The announcement follows the court’s ruling last month that Trump’s executive order violated the Citizenship Clause of the 14th Amendment to the U.S. Constitution, which grants citizenship to people born in the United States who are “subject to the jurisdiction thereof.”
In a post on his social media platform, Truth Social, Trump described the decision as a “miscarriage of justice” and said he would immediately request that the Supreme Court reconsider the case.
“American citizenship is not for sale,” Trump wrote, arguing that the court had reached the wrong conclusion in rejecting his administration’s position.
The ruling was authored by Chief Justice John Roberts and rejected the administration’s attempt to narrow the constitutional guarantee of birthright citizenship through executive action.

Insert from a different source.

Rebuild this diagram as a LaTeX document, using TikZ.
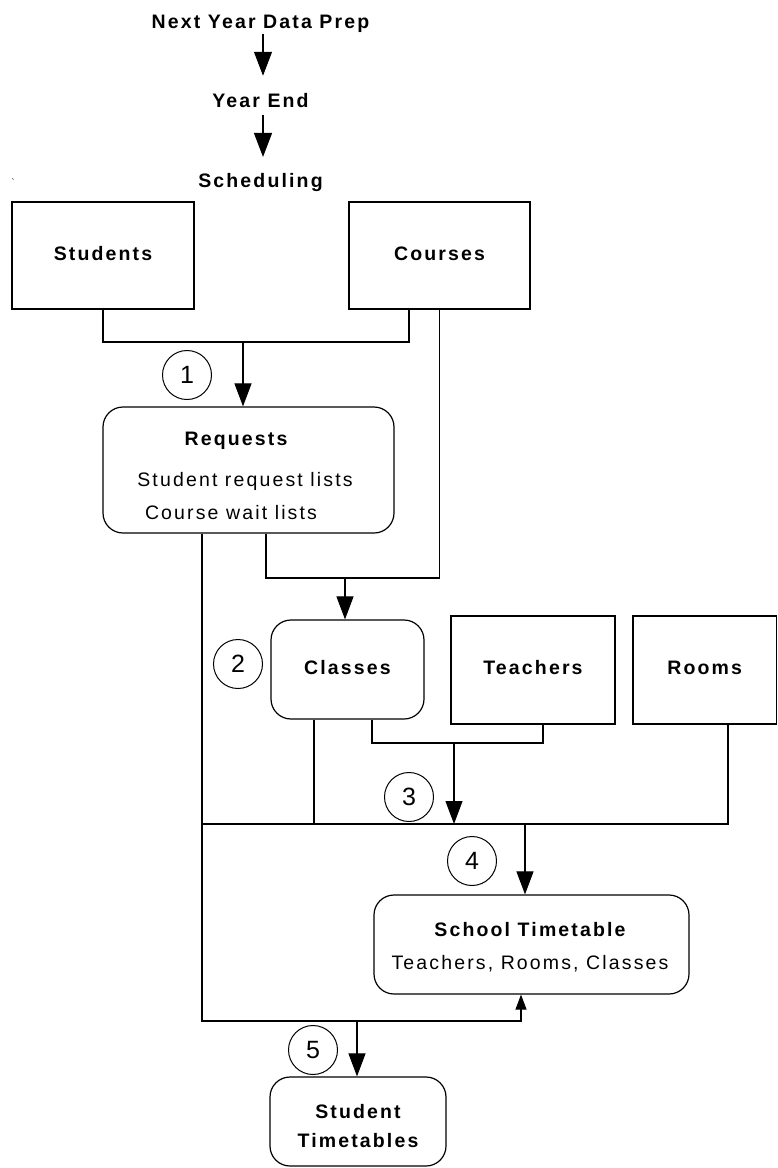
\documentclass[tikz,border=0pt]{standalone}
\usepackage{fontspec}
\setmainfont{Liberation Sans}[LetterSpace=11]
\usetikzlibrary{arrows.meta}

\tikzset{
  lbl/.style={font=\fontsize{19.5}{23}\selectfont, inner sep=0pt,
    text height=14pt, text depth=4.1pt},
  boldlbl/.style={lbl, font=\fontsize{19.5}{23}\selectfont\bfseries},
  databox/.style={draw, line width=1.2pt, boldlbl},
  procbox/.style={draw, line width=1.2pt, rounded corners=20pt},
  numcirc/.style={draw, circle, line width=1pt, minimum size=49pt,
    inner sep=0pt, font=\fontsize{25}{25}\selectfont},
  bigarr/.style={-{Triangle[length=24pt,width=18pt]}},
  arr/.style={-{Triangle[length=23pt,width=17pt]}},
  smallarr/.style={-{Triangle[length=15pt,width=11pt]}}
}

\begin{document}
\begin{tikzpicture}[x=1pt, y=-1pt, line width=1.1pt]
  \useasboundingbox (0,0) rectangle (778,1168);

  % Phases
  \node[boldlbl, anchor=base] (prep) at (260.5,28.3) {Next Year Data Prep};
  \node[boldlbl, anchor=base] (yearend) at (260.5,107.3) {Year End};
  \node[boldlbl, anchor=base] (sched) at (260.5,187) {Scheduling};
  \node[font=\small, inner sep=0pt] (tick) at (13,182) {\textasciigrave};
  \draw[bigarr, shorten <=1pt, shorten >=17pt]
    ([xshift=2.5pt]prep.south) -- ([xshift=2.5pt]yearend.north);
  \draw[bigarr, shorten <=3pt, shorten >=15.5pt]
    ([xshift=2.5pt]yearend.south) -- ([xshift=2.5pt]sched.north);

  % Data boxes
  \node[databox, minimum width=182pt, minimum height=107pt] (students) at (103,255.5) {Students};
  \node[databox, minimum width=181pt, minimum height=107pt] (courses) at (439.5,255.5) {Courses};
  \node[databox, minimum width=164pt, minimum height=108pt] (teachers) at (533,670) {Teachers};
  \node[databox, minimum width=143.5pt, minimum height=108pt] (rooms) at (704.75,670) {Rooms};

  % Process boxes
  \node[procbox, minimum width=291pt, minimum height=126pt] (requests) at (248.5,470) {};
  \node[boldlbl, anchor=base] (reqtitle) at (236,445.6) {Requests};
  \node[lbl, anchor=base] (reqlist1) at (245,486.7) {Student request lists};
  \node[lbl, anchor=base] (reqlist2) at (231,519) {Course wait lists};

  \node[procbox, boldlbl, minimum width=153pt, minimum height=99pt] (classes) at (347.5,669.5) {Classes};

  \node[procbox, minimum width=315pt, minimum height=99pt] (school) at (531.5,944.5) {};
  \node[boldlbl, anchor=base] (schtitle) at (530,936) {School Timetable};
  \node[lbl, anchor=base] (schlist) at (530,969.3) {Teachers, Rooms, Classes};

  \node[procbox, minimum width=176pt, minimum height=89pt] (studtt) at (358,1121.5) {};
  \node[boldlbl, anchor=base] (sttitle1) at (358,1118) {Student};
  \node[boldlbl, anchor=base] (sttitle2) at (358,1147) {Timetables};

  % Step numbers
  \foreach \n/\x/\y in {1/187/375, 2/238/664, 3/409/797, 4/472/861, 5/313/1050}
    \node[numcirc] (step\n) at (\x,\y) {\n};

  % Junctions
  \coordinate (j1) at (243,342);
  \coordinate (j2) at (345,578);
  \coordinate (j3) at (454,743);
  \coordinate (j4) at (525,824);
  \coordinate (j5) at (357,1021);
  \coordinate (busl) at (202,824);

  % Step 1: students + courses -> requests
  \draw (students.south) |- (j1) -| ([xshift=-30.5pt]courses.south);
  \draw[arr] (j1) -- (j1 |- requests.north);

  % Step 2: requests + courses -> classes
  \draw (courses.south) |- (j2) -| ([xshift=17.5pt]requests.south);
  \draw[arr] (j2) -- (j2 |- classes.north);

  % Step 3: classes + teachers
  \draw ([xshift=24.5pt]classes.south) |- (j3) -| ([xshift=10pt]teachers.south);
  \draw[arr] (j3) -- (j3 |- busl);

  % Step 4: everything -> school timetable
  \draw ([xshift=23.25pt]rooms.south) |- (busl);
  \draw ([xshift=-33.5pt]classes.south) coordinate (clfoot) -- (clfoot |- busl);
  \draw[arr] (j4) -- (j4 |- school.north);

  % Step 5: requests + school timetable -> student timetables
  \draw[smallarr] ([xshift=-46.5pt]requests.south) |- (j5) -| ([xshift=-10.5pt]school.south);
  \draw[arr] (j5) -- (j5 |- studtt.north);
\end{tikzpicture}
\end{document}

Legal experts generally regard requests for Supreme Court rehearings as highly unlikely to succeed. The court rarely grants such petitions and has not reversed an argued case through the rehearing process in decades.
Trump signed the executive order on his first day after returning to office last year as part of a broader package of immigration measures aimed at tightening both legal and illegal immigration.
The birthright citizenship directive was one of the administration’s most closely watched immigration initiatives and immediately prompted legal challenges that ultimately reached the nation’s highest court.
The latest move reflects Trump’s continued effort to test the scope of presidential authority in advancing key domestic policy priorities through executive action, even after judicial setbacks.
If filed, the rehearing petition would ask the nine-member Supreme Court to reconsider its earlier judgment, although such requests face long odds under the court’s established practice.